((

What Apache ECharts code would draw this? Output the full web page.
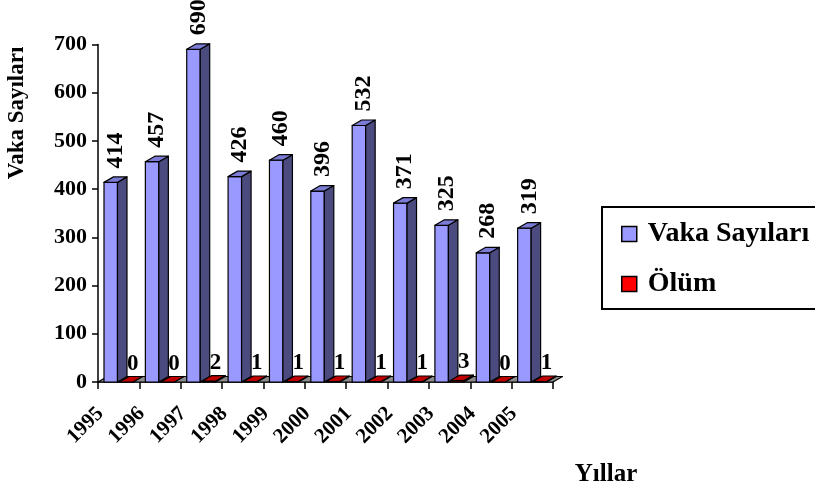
<!DOCTYPE html>
<html>
<head>
<meta charset="utf-8">
<script src="https://cdn.jsdelivr.net/npm/echarts@6/dist/echarts.min.js"></script>
<style>
  html, body { margin: 0; padding: 0; background: #ffffff; }
  #chart { width: 815px; height: 488px; }
</style>
</head>
<body>
<div id="chart"></div>
<script>
// Yearly case counts and deaths
const years = ['1995', '1996', '1997', '1998', '1999', '2000', '2001', '2002', '2003', '2004', '2005'];
const vakaSayilari = [414, 457, 690, 426, 460, 396, 532, 371, 325, 268, 319];
const olum = [0, 0, 2, 1, 1, 1, 1, 1, 3, 0, 1];
const yMax = 700;
const yStep = 100;

const FONT = '"Liberation Serif", "Times New Roman", serif';
// pseudo-3D depth offset for columns and floor (pixels)
const DX = 9.5;
const DY = -5.5;
const EDGE = { stroke: '#000000', lineWidth: 1.2, lineJoin: 'round' };

function prism(api, idx, val, startFrac, widthFrac, colors) {
  const band = api.size([1, 0])[0];
  const base = api.coord([idx, 0]);
  const top = api.coord([idx, val]);
  const x0 = base[0] - band / 2 + band * startFrac;
  const x1 = x0 + band * widthFrac;
  const yb = base[1];
  const yt = top[1];
  return {
    x0, x1, yt,
    shapes: [
      { type: 'polygon', shape: { points: [[x0, yb], [x1, yb], [x1, yt], [x0, yt]] },
        style: Object.assign({ fill: colors.front }, EDGE) },
      { type: 'polygon', shape: { points: [[x1, yb], [x1 + DX, yb + DY], [x1 + DX, yt + DY], [x1, yt]] },
        style: Object.assign({ fill: colors.side }, EDGE) },
      { type: 'polygon', shape: { points: [[x0, yt], [x1, yt], [x1 + DX, yt + DY], [x0 + DX, yt + DY]] },
        style: Object.assign({ fill: colors.top }, EDGE) }
    ]
  };
}

const chart = echarts.init(document.getElementById('chart'), null, { renderer: 'canvas' });

const option = {
  backgroundColor: '#ffffff',
  animation: false,
  textStyle: { fontFamily: FONT },
  grid: { left: 98, right: 262, top: 44.5, bottom: 106, containLabel: false },
  legend: {
    orient: 'vertical',
    left: 602,
    top: 207,
    padding: [13, 4, 11, 19],
    itemGap: 22,
    itemWidth: 15,
    itemHeight: 15,
    borderWidth: 0,
    selectedMode: false,
    textStyle: {
      fontFamily: FONT, fontSize: 28, fontWeight: 'bold', color: '#000000',
      lineHeight: 28, padding: [0, 0, 0, 6]
    },
    data: [
      { name: 'Vaka Sayıları', icon: 'rect', itemStyle: { color: '#9999FF', borderColor: '#000000', borderWidth: 1.5 } },
      { name: 'Ölüm', icon: 'rect', itemStyle: { color: '#FF0000', borderColor: '#000000', borderWidth: 1.5 } }
    ]
  },
  xAxis: {
    type: 'category',
    data: years,
    boundaryGap: true,
    axisLine: { show: true, lineStyle: { color: '#000000', width: 1.5 } },
    axisTick: { show: true, length: 7, lineStyle: { color: '#000000', width: 1.5 } },
    axisLabel: {
      interval: 0, rotate: 45, margin: 10, padding: [0, 26, 0, 0],
      fontFamily: FONT, fontSize: 21, fontWeight: 'bold', color: '#000000'
    },
    splitLine: { show: false }
  },
  yAxis: {
    type: 'value',
    min: 0,
    max: yMax,
    interval: yStep,
    axisLine: { show: true, lineStyle: { color: '#000000', width: 1.5 } },
    axisTick: { show: true, length: 6, lineStyle: { color: '#000000', width: 1.5 } },
    axisLabel: { margin: 11, fontFamily: FONT, fontSize: 22, fontWeight: 'bold', color: '#000000' },
    splitLine: { show: false }
  },
  graphic: [
    {
      // legend frame, running past the right edge of the canvas
      type: 'rect', z: 0,
      shape: { x: 602, y: 207, width: 240, height: 102 },
      style: { fill: '#ffffff', stroke: '#000000', lineWidth: 2 }
    },
    {
      type: 'text', x: 17, y: 113, rotation: Math.PI / 2,
      style: { text: 'Vaka Sayıları', font: 'bold 23px ' + FONT, fill: '#000000', align: 'center', verticalAlign: 'middle' }
    },
    {
      type: 'text', x: 606, y: 475,
      style: { text: 'Yıllar', font: 'bold 25px ' + FONT, fill: '#000000', align: 'center', verticalAlign: 'middle' }
    }
  ],
  series: [
    {
      // grey floor under the columns
      name: 'floor',
      type: 'custom',
      z: 1,
      clip: false,
      silent: true,
      data: [[0, years.length - 1]],
      renderItem: function (params, api) {
        const band = api.size([1, 0])[0];
        const a = api.coord([api.value(0), 0]);
        const b = api.coord([api.value(1), 0]);
        const xl = a[0] - band / 2;
        const xr = b[0] + band / 2;
        const y = a[1];
        return {
          type: 'polygon',
          shape: { points: [[xl, y], [xr, y], [xr + DX, y + DY], [xl + DX, y + DY]] },
          style: Object.assign({ fill: '#8C8C8C' }, EDGE)
        };
      }
    },
    {
      name: 'Vaka Sayıları',
      type: 'custom',
      z: 2,
      clip: false,
      itemStyle: { color: '#9999FF' },
      data: vakaSayilari.map((v, i) => [i, v]),
      renderItem: function (params, api) {
        const val = api.value(1);
        const p = prism(api, api.value(0), val, 0.145, 0.326,
          { front: '#9999FF', side: '#4B4B80', top: '#7C7CD6' });
        const cx = (p.x0 + p.x1) / 2 + 5;
        return {
          type: 'group',
          children: p.shapes.concat([{
            type: 'text', x: cx, y: p.yt - 32, rotation: Math.PI / 2,
            style: { text: String(val), font: 'bold 24px ' + FONT, fill: '#000000', align: 'center', verticalAlign: 'middle' }
          }])
        };
      }
    },
    {
      name: 'Ölüm',
      type: 'custom',
      z: 3,
      clip: false,
      itemStyle: { color: '#FF0000' },
      data: olum.map((v, i) => [i, v]),
      renderItem: function (params, api) {
        const val = api.value(1);
        const p = prism(api, api.value(0), val, 0.52, 0.326,
          { front: '#FF0000', side: '#800000', top: '#C00000' });
        const cx = (p.x0 + p.x1) / 2 + 6.5;
        return {
          type: 'group',
          children: p.shapes.concat([{
            type: 'text', x: cx, y: p.yt - 18,
            style: { text: String(val), font: 'bold 23px ' + FONT, fill: '#000000', align: 'center', verticalAlign: 'middle' }
          }])
        };
      }
    }
  ]
};

chart.setOption(option);
</script>
</body>
</html>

))

▶ [EXERCISE BRIEF] Every line of the data should be copied as it stands, without the images.

▶ [EXERCISE RESULT]
What Apache ECharts code would draw this? Output the full web page.
<!DOCTYPE html>
<html>
<head>
<meta charset="utf-8">
<script src="https://cdn.jsdelivr.net/npm/echarts@6/dist/echarts.min.js"></script>
<style>
  html, body { margin: 0; padding: 0; background: #ffffff; }
  #chart { width: 815px; height: 488px; }
</style>
</head>
<body>
<div id="chart"></div>
<script>
// Yearly case counts and deaths
const years = ['1995', '1996', '1997', '1998', '1999', '2000', '2001', '2002', '2003', '2004', '2005'];
const vakaSayilari = [414, 457, 690, 426, 460, 396, 532, 371, 325, 268, 319];
const olum = [0, 0, 2, 1, 1, 1, 1, 1, 3, 0, 1];
const yMax = 700;
const yStep = 100;

const FONT = '"Liberation Serif", "Times New Roman", serif';
// pseudo-3D depth offset for columns and floor (pixels)
const DX = 9.5;
const DY = -5.5;
const EDGE = { stroke: '#000000', lineWidth: 1.2, lineJoin: 'round' };

function prism(api, idx, val, startFrac, widthFrac, colors) {
  const band = api.size([1, 0])[0];
  const base = api.coord([idx, 0]);
  const top = api.coord([idx, val]);
  const x0 = base[0] - band / 2 + band * startFrac;
  const x1 = x0 + band * widthFrac;
  const yb = base[1];
  const yt = top[1];
  return {
    x0, x1, yt,
    shapes: [
      { type: 'polygon', shape: { points: [[x0, yb], [x1, yb], [x1, yt], [x0, yt]] },
        style: Object.assign({ fill: colors.front }, EDGE) },
      { type: 'polygon', shape: { points: [[x1, yb], [x1 + DX, yb + DY], [x1 + DX, yt + DY], [x1, yt]] },
        style: Object.assign({ fill: colors.side }, EDGE) },
      { type: 'polygon', shape: { points: [[x0, yt], [x1, yt], [x1 + DX, yt + DY], [x0 + DX, yt + DY]] },
        style: Object.assign({ fill: colors.top }, EDGE) }
    ]
  };
}

const chart = echarts.init(document.getElementById('chart'), null, { renderer: 'canvas' });

const option = {
  backgroundColor: '#ffffff',
  animation: false,
  textStyle: { fontFamily: FONT },
  grid: { left: 98, right: 262, top: 44.5, bottom: 106, containLabel: false },
  legend: {
    orient: 'vertical',
    left: 602,
    top: 207,
    padding: [13, 4, 11, 19],
    itemGap: 22,
    itemWidth: 15,
    itemHeight: 15,
    borderWidth: 0,
    selectedMode: false,
    textStyle: {
      fontFamily: FONT, fontSize: 28, fontWeight: 'bold', color: '#000000',
      lineHeight: 28, padding: [0, 0, 0, 6]
    },
    data: [
      { name: 'Vaka Sayıları', icon: 'rect', itemStyle: { color: '#9999FF', borderColor: '#000000', borderWidth: 1.5 } },
      { name: 'Ölüm', icon: 'rect', itemStyle: { color: '#FF0000', borderColor: '#000000', borderWidth: 1.5 } }
    ]
  },
  xAxis: {
    type: 'category',
    data: years,
    boundaryGap: true,
    axisLine: { show: true, lineStyle: { color: '#000000', width: 1.5 } },
    axisTick: { show: true, length: 7, lineStyle: { color: '#000000', width: 1.5 } },
    axisLabel: {
      interval: 0, rotate: 45, margin: 10, padding: [0, 26, 0, 0],
      fontFamily: FONT, fontSize: 21, fontWeight: 'bold', color: '#000000'
    },
    splitLine: { show: false }
  },
  yAxis: {
    type: 'value',
    min: 0,
    max: yMax,
    interval: yStep,
    axisLine: { show: true, lineStyle: { color: '#000000', width: 1.5 } },
    axisTick: { show: true, length: 6, lineStyle: { color: '#000000', width: 1.5 } },
    axisLabel: { margin: 11, fontFamily: FONT, fontSize: 22, fontWeight: 'bold', color: '#000000' },
    splitLine: { show: false }
  },
  graphic: [
    {
      // legend frame, running past the right edge of the canvas
      type: 'rect', z: 0,
      shape: { x: 602, y: 207, width: 240, height: 102 },
      style: { fill: '#ffffff', stroke: '#000000', lineWidth: 2 }
    },
    {
      type: 'text', x: 17, y: 113, rotation: Math.PI / 2,
      style: { text: 'Vaka Sayıları', font: 'bold 23px ' + FONT, fill: '#000000', align: 'center', verticalAlign: 'middle' }
    },
    {
      type: 'text', x: 606, y: 475,
      style: { text: 'Yıllar', font: 'bold 25px ' + FONT, fill: '#000000', align: 'center', verticalAlign: 'middle' }
    }
  ],
  series: [
    {
      // grey floor under the columns
      name: 'floor',
      type: 'custom',
      z: 1,
      clip: false,
      silent: true,
      data: [[0, years.length - 1]],
      renderItem: function (params, api) {
        const band = api.size([1, 0])[0];
        const a = api.coord([api.value(0), 0]);
        const b = api.coord([api.value(1), 0]);
        const xl = a[0] - band / 2;
        const xr = b[0] + band / 2;
        const y = a[1];
        return {
          type: 'polygon',
          shape: { points: [[xl, y], [xr, y], [xr + DX, y + DY], [xl + DX, y + DY]] },
          style: Object.assign({ fill: '#8C8C8C' }, EDGE)
        };
      }
    },
    {
      name: 'Vaka Sayıları',
      type: 'custom',
      z: 2,
      clip: false,
      itemStyle: { color: '#9999FF' },
      data: vakaSayilari.map((v, i) => [i, v]),
      renderItem: function (params, api) {
        const val = api.value(1);
        const p = prism(api, api.value(0), val, 0.145, 0.326,
          { front: '#9999FF', side: '#4B4B80', top: '#7C7CD6' });
        const cx = (p.x0 + p.x1) / 2 + 5;
        return {
          type: 'group',
          children: p.shapes.concat([{
            type: 'text', x: cx, y: p.yt - 32, rotation: Math.PI / 2,
            style: { text: String(val), font: 'bold 24px ' + FONT, fill: '#000000', align: 'center', verticalAlign: 'middle' }
          }])
        };
      }
    },
    {
      name: 'Ölüm',
      type: 'custom',
      z: 3,
      clip: false,
      itemStyle: { color: '#FF0000' },
      data: olum.map((v, i) => [i, v]),
      renderItem: function (params, api) {
        const val = api.value(1);
        const p = prism(api, api.value(0), val, 0.52, 0.326,
          { front: '#FF0000', side: '#800000', top: '#C00000' });
        const cx = (p.x0 + p.x1) / 2 + 6.5;
        return {
          type: 'group',
          children: p.shapes.concat([{
            type: 'text', x: cx, y: p.yt - 18,
            style: { text: String(val), font: 'bold 23px ' + FONT, fill: '#000000', align: 'center', verticalAlign: 'middle' }
          }])
        };
      }
    }
  ]
};

chart.setOption(option);
</script>
</body>
</html>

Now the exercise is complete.